##### Given data
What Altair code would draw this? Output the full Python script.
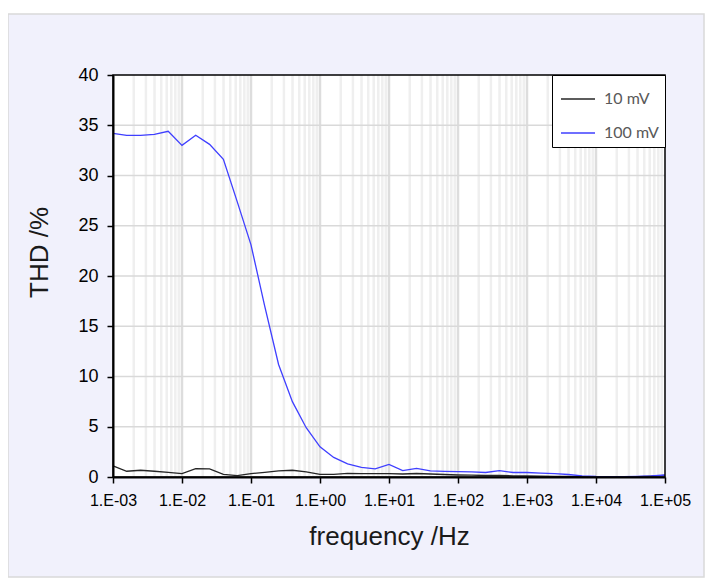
import altair as alt
import pandas as pd

# ---- data ----
freq = [0.001, 0.00158, 0.00251, 0.00398, 0.00631,
        0.01, 0.0158, 0.0251, 0.0398, 0.0631,
        0.1, 0.158, 0.251, 0.398, 0.631,
        1.0, 1.58, 2.51, 3.98, 6.31,
        10.0, 15.8, 25.1, 39.8, 63.1,
        100.0, 158.0, 251.0, 398.0, 631.0,
        1000.0, 1580.0, 2510.0, 3980.0, 6310.0,
        10000.0, 15800.0, 25100.0, 39800.0, 63100.0, 100000.0]

thd_10mv = [1.1, 0.57, 0.67, 0.57, 0.47,
            0.33, 0.83, 0.8, 0.27, 0.13,
            0.33, 0.47, 0.6, 0.67, 0.5,
            0.27, 0.27, 0.37, 0.33, 0.33,
            0.33, 0.3, 0.35, 0.3, 0.25,
            0.2, 0.18, 0.15, 0.15, 0.12,
            0.1, 0.08, 0.06, 0.05, 0.03,
            0.02, 0.02, 0.02, 0.03, 0.08, 0.15]

thd_100mv = [34.2, 34.0, 34.0, 34.1, 34.4,
             33.0, 34.0, 33.1, 31.6, 27.4,
             23.1, 17.0, 11.2, 7.5, 4.9,
             3.0, 1.95, 1.3, 0.95, 0.8,
             1.25, 0.63, 0.85, 0.6, 0.55,
             0.53, 0.5, 0.45, 0.63, 0.45,
             0.45, 0.38, 0.33, 0.25, 0.12,
             0.05, 0.03, 0.03, 0.05, 0.1, 0.2]

series = ["10 mV", "100 mV"]
colors = ["#262626", "#3f3fff"]
x_ticks = [1e-3, 1e-2, 1e-1, 1e0, 1e1, 1e2, 1e3, 1e4, 1e5]
y_ticks = [0, 5, 10, 15, 20, 25, 30, 35, 40]
y_grid = [5, 10, 15, 20, 25, 30, 35]
minor_grid = [m * d for d in x_ticks[:-1] for m in range(2, 10)]

rows = []
for name, vals in zip(series, [thd_10mv, thd_100mv]):
    for f, v in zip(freq, vals):
        rows.append({"f": f, "v": v, "series": name})
df = pd.DataFrame(rows)

W, H = 552, 402

x_scale = alt.Scale(type="log", domain=[1e-3, 1e5], nice=False)
y_scale = alt.Scale(domain=[0, 40], nice=False, zero=False)

lbl = "round(log(datum.value)/LN10)"
x_axis = alt.Axis(
    values=x_ticks,
    labelExpr=f"'1.E' + ({lbl} < 0 ? '-' : '+') + '0' + abs({lbl})",
    title="frequency /Hz", grid=False, zindex=1,
    labelFont="Liberation Sans", labelFontSize=16, labelColor="#000000",
    labelPadding=9, labelFlush=False, labelOverlap=False, labelBound=False,
    tickSize=6, tickColor="#000000", tickWidth=1.5,
    domainColor="#000000", domainWidth=2,
    titleFont="Liberation Sans", titleFontSize=26, titleFontWeight="normal",
    titleColor="#1a1a1a", titleX=W / 2, titleY=67, titleBaseline="alphabetic",
    titleAlign="center", titleAnchor="middle",
)
y_axis = alt.Axis(
    values=y_ticks, title="THD /%", grid=False, zindex=1,
    labelFont="Liberation Sans", labelFontSize=18, labelColor="#000000",
    labelPadding=9,
    tickSize=6, tickColor="#000000", tickWidth=1.5,
    domainColor="#000000", domainWidth=2,
    titleFont="Liberation Sans", titleFontSize=26, titleFontWeight="normal",
    titleColor="#1a1a1a", titleAngle=270, titleX=-66, titleY=177,
    titleBaseline="alphabetic", titleAlign="center", titleAnchor="middle",
)

one = alt.Data(values=[{}])

frame = alt.Chart(one).mark_rect(fill="#f1f1fc", stroke="#d9d9d9", strokeWidth=1.5).encode(
    x=alt.value(-105), x2=alt.value(591), y=alt.value(-61), y2=alt.value(502)
)
plot_bg = alt.Chart(one).mark_rect(fill="#ffffff").encode(
    x=alt.value(0), x2=alt.value(W), y=alt.value(0), y2=alt.value(H)
)

minor = alt.Chart(pd.DataFrame({"f": minor_grid})).mark_rule(
    color="#efefef", strokeWidth=2.5
).encode(x=alt.X("f:Q", scale=x_scale, axis=x_axis))

major = alt.Chart(pd.DataFrame({"f": x_ticks[1:-1]})).mark_rule(
    color="#dddddd", strokeWidth=2.5
).encode(x=alt.X("f:Q", scale=x_scale, axis=x_axis))

hgrid = alt.Chart(pd.DataFrame({"v": y_grid})).mark_rule(
    color="#d9d9d9", strokeWidth=1.5
).encode(y=alt.Y("v:Q", scale=y_scale, axis=y_axis))

lines = alt.Chart(df).mark_line(strokeWidth=1.3).encode(
    x=alt.X("f:Q", scale=x_scale, axis=x_axis),
    y=alt.Y("v:Q", scale=y_scale, axis=y_axis),
    color=alt.Color(
        "series:N",
        scale=alt.Scale(domain=series, range=colors),
        sort=series,
        legend=alt.Legend(
            title=None, orient="top-right", offset=0,
            fillColor="#ffffff", strokeColor="#000000",
            padding=6, symbolType="stroke", symbolSize=1156,
            symbolStrokeWidth=1.3, symbolOffset=2, rowPadding=8,
            labelOffset=8, labelFont="Lato", labelFontSize=16,
            labelColor="#595959",
        ),
    ),
)

border = alt.Chart(one).mark_rect(filled=False, stroke="#000000", strokeWidth=1.5).encode(
    x=alt.value(0), x2=alt.value(W), y=alt.value(0), y2=alt.value(H)
)

chart = alt.layer(frame, plot_bg, minor, major, hgrid, lines, border).properties(
    width=W, height=H,
    autosize=alt.AutoSizeParams(type="none"),
    padding={"left": 105, "top": 67, "right": 45, "bottom": 102},
).configure(background="#ffffff").configure_view(stroke=None)

chart.save("out.html", embed_options={"renderer": "svg", "actions": False})
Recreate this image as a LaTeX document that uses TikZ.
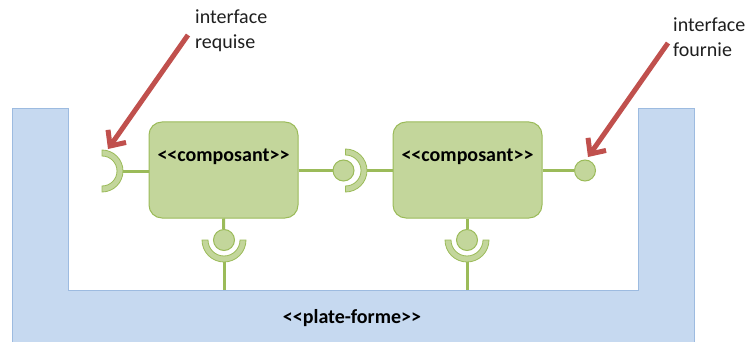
\documentclass[tikz,border=0pt]{standalone}
\usepackage{fontspec}
\setmainfont{Carlito}[Ligatures=NoCommon]
\usetikzlibrary{arrows.meta}
\definecolor{plat}{HTML}{C6D9F0}
\definecolor{platb}{HTML}{9DBBE0}
\definecolor{gfill}{HTML}{C3D69B}
\definecolor{gline}{HTML}{9BBB59}
\definecolor{redarr}{HTML}{C0504D}
\definecolor{txt}{HTML}{1F1F1F}
\newcommand{\lt}{\char`\<}
\newcommand{\gt}{\char`\>}
\tikzset{
  comp/.style={draw=gline,line width=1pt,fill=gfill,rounded corners=13pt,minimum width=149pt,minimum height=96pt,inner sep=0pt},
  ctext/.style={font=\fontsize{20}{24}\selectfont\bfseries,text=black,inner sep=0pt},
  ball/.style={circle,draw=gline,line width=1pt,fill=gfill,minimum size=21pt,inner sep=0pt},
  wire/.style={draw=gline,line width=3pt},
  sock/.style={draw=gline,line width=0.8pt,fill=gfill},
  note/.style={font=\fontsize{20}{25}\selectfont,text=txt,align=left,anchor=north west,inner sep=0pt},
  callout/.style={draw=redarr,line width=5pt,-{Straight Barb[length=12pt,width=22pt,line width=5pt]}},
}
\begin{document}
\begin{tikzpicture}[x=1pt,y=-1pt]
\useasboundingbox (0,0) rectangle (749,342);
% platform
\draw[fill=plat,draw=platb,line width=1pt] (12,109) -- (68,109) -- (68,290) -- (638,290) -- (638,109) -- (694,109) -- (694,350) -- (12,350) -- cycle;
\node[ctext] (plat) at (352,318) {\lt{}\lt{}plate-forme\gt{}\gt};
\coordinate (p1) at (224,290);
\coordinate (p2) at (467,290);
% components
\node[comp] (c1) at (223.5,170) {};
\node[ctext] (t1) at (223.5,157) {\lt{}\lt{}composant\gt{}\gt};
\node[comp] (c2) at (467.5,170) {};
\node[ctext] (t2) at (467.5,157) {\lt{}\lt{}composant\gt{}\gt};
% left required interface
\coordinate (s0) at (102,171);
\path[sock] (s0) ++(-90:21) arc[start angle=-90,end angle=90,radius=21] -- ++(90:-6) arc[start angle=90,end angle=-90,radius=15] -- cycle;
\coordinate (s0e) at (123,171);
\draw[wire] (s0e) -- (c1.west |- s0e);
% middle
\node[ball] (b1) at (343.5,170.5) {};
\coordinate (s1) at (345.5,170.5);
\path[sock] (s1) ++(-90:21.5) arc[start angle=-90,end angle=90,radius=21.5] -- ++(90:-6) arc[start angle=90,end angle=-90,radius=15.5] -- cycle;
\coordinate (s1e) at (367,170.5);
\draw[wire] (c1.east |- b1) -- (b1);
\draw[wire] (s1e) -- (c2.west |- s1e);
% right provided interface
\node[ball] (b2) at (585,170.5) {};
\draw[wire] (c2.east |- b2) -- (b2);
% bottom interfaces
\node[ball] (b3) at (224,240) {};
\coordinate (s3) at (224,240);
\path[sock] (s3) ++(0:22) arc[start angle=0,end angle=180,radius=22] -- ++(6,0) arc[start angle=180,end angle=0,radius=16] -- cycle;
\draw[wire] (c1.south) -- (b3);
\draw[wire] (224,262) -- (p1);
\node[ball] (b4) at (467,240) {};
\coordinate (s4) at (467,240);
\path[sock] (s4) ++(0:22) arc[start angle=0,end angle=180,radius=22] -- ++(6,0) arc[start angle=180,end angle=0,radius=16] -- cycle;
\draw[wire] (c2.south -| b4) -- (b4);
\draw[wire] (467,262) -- (p2);
% notes
\node[note] (n1) at (195,10) {interface\\requise};
\node[note] (n2) at (673,18) {interface\\fournie};
\coordinate (a1) at (188,35);
\coordinate (a1e) at (108,149);
\coordinate (a2) at (668,43);
\coordinate (a2e) at (588,157);
\draw[callout] (a1) -- (a1e);
\draw[callout] (a2) -- (a2e);
\end{tikzpicture}
\end{document}
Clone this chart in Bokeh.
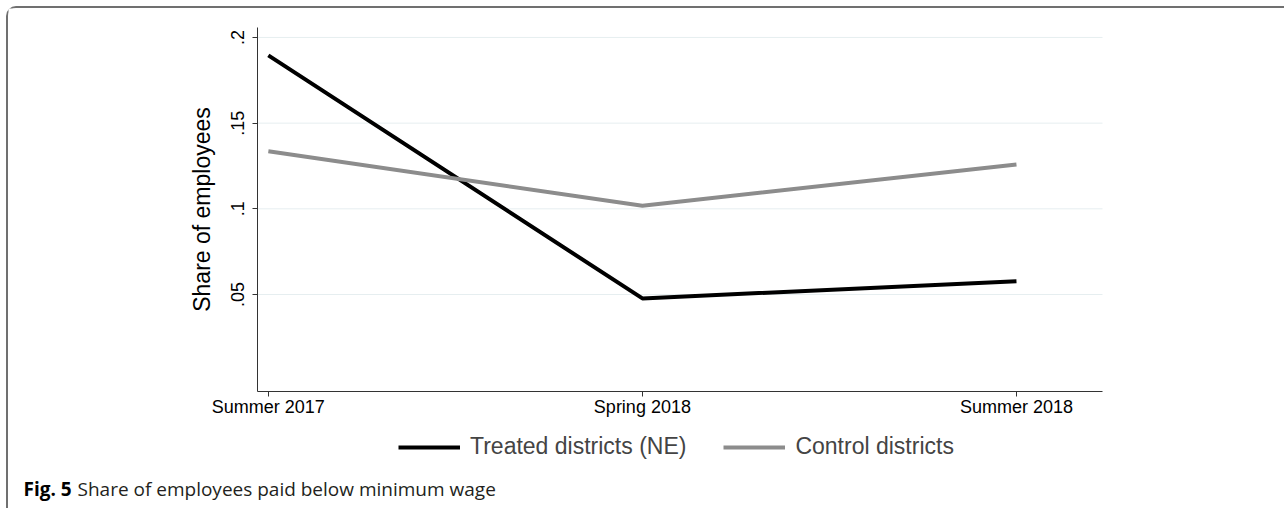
from bokeh.plotting import figure
from bokeh.models import Range1d, FixedTicker, Legend, LegendItem, Label
from bokeh.embed import file_html
from bokeh.resources import INLINE

# ---- data ----
periods = ["Summer 2017", "Spring 2018", "Summer 2018"]
period_pos = [0, 1, 2]
treated = [0.1895, 0.0477, 0.0578]
control = [0.1336, 0.1018, 0.1259]
y_ticks = [0.05, 0.1, 0.15, 0.2]
y_tick_labels = [".05", ".1", ".15", ".2"]
series_names = ["Treated districts (NE)", "Control districts"]
caption_bold = "Fig. 5"
caption_text = "Share of employees paid below minimum wage"
y_title = "Share of employees"

# axis extents (data units)
x_lo, x_hi = -0.029, 2.23
y_lo, y_hi = -0.0066, 0.2058

# ---- layout (canvas pixels) ----
W, H = 1278, 502
plot_left, plot_right = 249, 1094      # where the axes region sits in the canvas
plot_top, plot_bottom = 19, 383

FONT = "Liberation Sans"

# extend the data ranges so that the whole canvas is the frame (no clipping of legend/caption)
xs = (x_hi - x_lo) / (plot_right - plot_left)
ys = (y_hi - y_lo) / (plot_bottom - plot_top)
xr = Range1d(x_lo - plot_left * xs, x_hi + (W - plot_right) * xs)
yr = Range1d(y_lo - (H - plot_bottom) * ys, y_hi + plot_top * ys)

p = figure(width=W, height=H, output_backend="svg", toolbar_location=None,
           x_range=xr, y_range=yr, min_border=0)
p.styles = {"margin-left": "6px", "margin-top": "6px",
            "border-top": "2px solid #707070", "border-left": "2px solid #707070",
            "border-top-left-radius": "10px"}
p.outline_line_color = None
p.background_fill_color = "white"
p.border_fill_color = "white"
p.xgrid.visible = False
p.ygrid.visible = False

# horizontal grid lines across the plot region
p.segment(x0=[x_lo] * len(y_ticks), x1=[x_hi] * len(y_ticks), y0=y_ticks, y1=y_ticks,
          line_color="#e6eef0", line_width=1)

r1 = p.line(period_pos, treated, line_color="black", line_width=4)
r2 = p.line(period_pos, control, line_color="#8c8c8c", line_width=4)

# axes
p.xaxis.fixed_location = y_lo
p.xaxis.bounds = (x_lo, x_hi)
p.yaxis.fixed_location = x_lo
p.yaxis.bounds = (y_lo, y_hi)
p.xaxis.ticker = FixedTicker(ticks=period_pos)
p.xaxis.major_label_overrides = {pos: lab for pos, lab in zip(period_pos, periods)}
p.yaxis.ticker = FixedTicker(ticks=y_ticks)
p.yaxis.major_label_overrides = {t: l for t, l in zip(y_ticks, y_tick_labels)}
p.yaxis.major_label_orientation = "parallel"
p.yaxis.axis_label = y_title

for ax in (p.xaxis, p.yaxis):
    ax.axis_line_color = "#333333"
    ax.axis_line_width = 1
    ax.major_tick_line_color = "#333333"
    ax.major_tick_out = 5
    ax.major_tick_in = 0
    ax.minor_tick_line_color = None
    ax.major_label_text_font = FONT
    ax.major_label_text_font_size = "18px"
    ax.major_label_text_color = "black"
    ax.axis_label_text_font = FONT
    ax.axis_label_text_font_size = "23px"
    ax.axis_label_text_font_style = "normal"
    ax.axis_label_text_color = "black"
p.yaxis.major_label_standoff = 8
p.xaxis.major_label_standoff = 0
p.yaxis.axis_label_standoff = 14

legend = Legend(items=[LegendItem(label=series_names[0], renderers=[r1]),
                       LegendItem(label=series_names[1], renderers=[r2])],
                orientation="horizontal", location=(390, 50),
                glyph_width=62, glyph_height=24, label_height=24,
                label_standoff=10, spacing=37, padding=0, margin=0,
                border_line_color=None, background_fill_alpha=0,
                label_text_font=FONT, label_text_font_size="23px")
p.add_layout(legend)

cap1 = Label(x=15, y=22, x_units="screen", y_units="screen", text=caption_bold,
             text_font="Open Sans", text_font_style="bold", text_font_size="19px",
             text_baseline="middle", text_color="black")
cap2 = Label(x=69, y=22, x_units="screen", y_units="screen", text=caption_text,
             text_font="Open Sans", text_font_size="19px",
             text_baseline="middle", text_color="#231f20")
p.add_layout(cap1)
p.add_layout(cap2)

open("out.html", "w").write(file_html(p, INLINE))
##########
> **Aim of the task**: Begin at the top of the material above and output each line exactly, stopping after the line that holds "y_scale = alt.Scale(domain=[0, 40], nice=False, zero=False)". Leave out pictures.

> **Solution to this task**:
What Altair code would draw this? Output the full Python script.
import altair as alt
import pandas as pd

# ---- data ----
freq = [0.001, 0.00158, 0.00251, 0.00398, 0.00631,
        0.01, 0.0158, 0.0251, 0.0398, 0.0631,
        0.1, 0.158, 0.251, 0.398, 0.631,
        1.0, 1.58, 2.51, 3.98, 6.31,
        10.0, 15.8, 25.1, 39.8, 63.1,
        100.0, 158.0, 251.0, 398.0, 631.0,
        1000.0, 1580.0, 2510.0, 3980.0, 6310.0,
        10000.0, 15800.0, 25100.0, 39800.0, 63100.0, 100000.0]

thd_10mv = [1.1, 0.57, 0.67, 0.57, 0.47,
            0.33, 0.83, 0.8, 0.27, 0.13,
            0.33, 0.47, 0.6, 0.67, 0.5,
            0.27, 0.27, 0.37, 0.33, 0.33,
            0.33, 0.3, 0.35, 0.3, 0.25,
            0.2, 0.18, 0.15, 0.15, 0.12,
            0.1, 0.08, 0.06, 0.05, 0.03,
            0.02, 0.02, 0.02, 0.03, 0.08, 0.15]

thd_100mv = [34.2, 34.0, 34.0, 34.1, 34.4,
             33.0, 34.0, 33.1, 31.6, 27.4,
             23.1, 17.0, 11.2, 7.5, 4.9,
             3.0, 1.95, 1.3, 0.95, 0.8,
             1.25, 0.63, 0.85, 0.6, 0.55,
             0.53, 0.5, 0.45, 0.63, 0.45,
             0.45, 0.38, 0.33, 0.25, 0.12,
             0.05, 0.03, 0.03, 0.05, 0.1, 0.2]

series = ["10 mV", "100 mV"]
colors = ["#262626", "#3f3fff"]
x_ticks = [1e-3, 1e-2, 1e-1, 1e0, 1e1, 1e2, 1e3, 1e4, 1e5]
y_ticks = [0, 5, 10, 15, 20, 25, 30, 35, 40]
y_grid = [5, 10, 15, 20, 25, 30, 35]
minor_grid = [m * d for d in x_ticks[:-1] for m in range(2, 10)]

rows = []
for name, vals in zip(series, [thd_10mv, thd_100mv]):
    for f, v in zip(freq, vals):
        rows.append({"f": f, "v": v, "series": name})
df = pd.DataFrame(rows)

W, H = 552, 402

x_scale = alt.Scale(type="log", domain=[1e-3, 1e5], nice=False)
y_scale = alt.Scale(domain=[0, 40], nice=False, zero=False)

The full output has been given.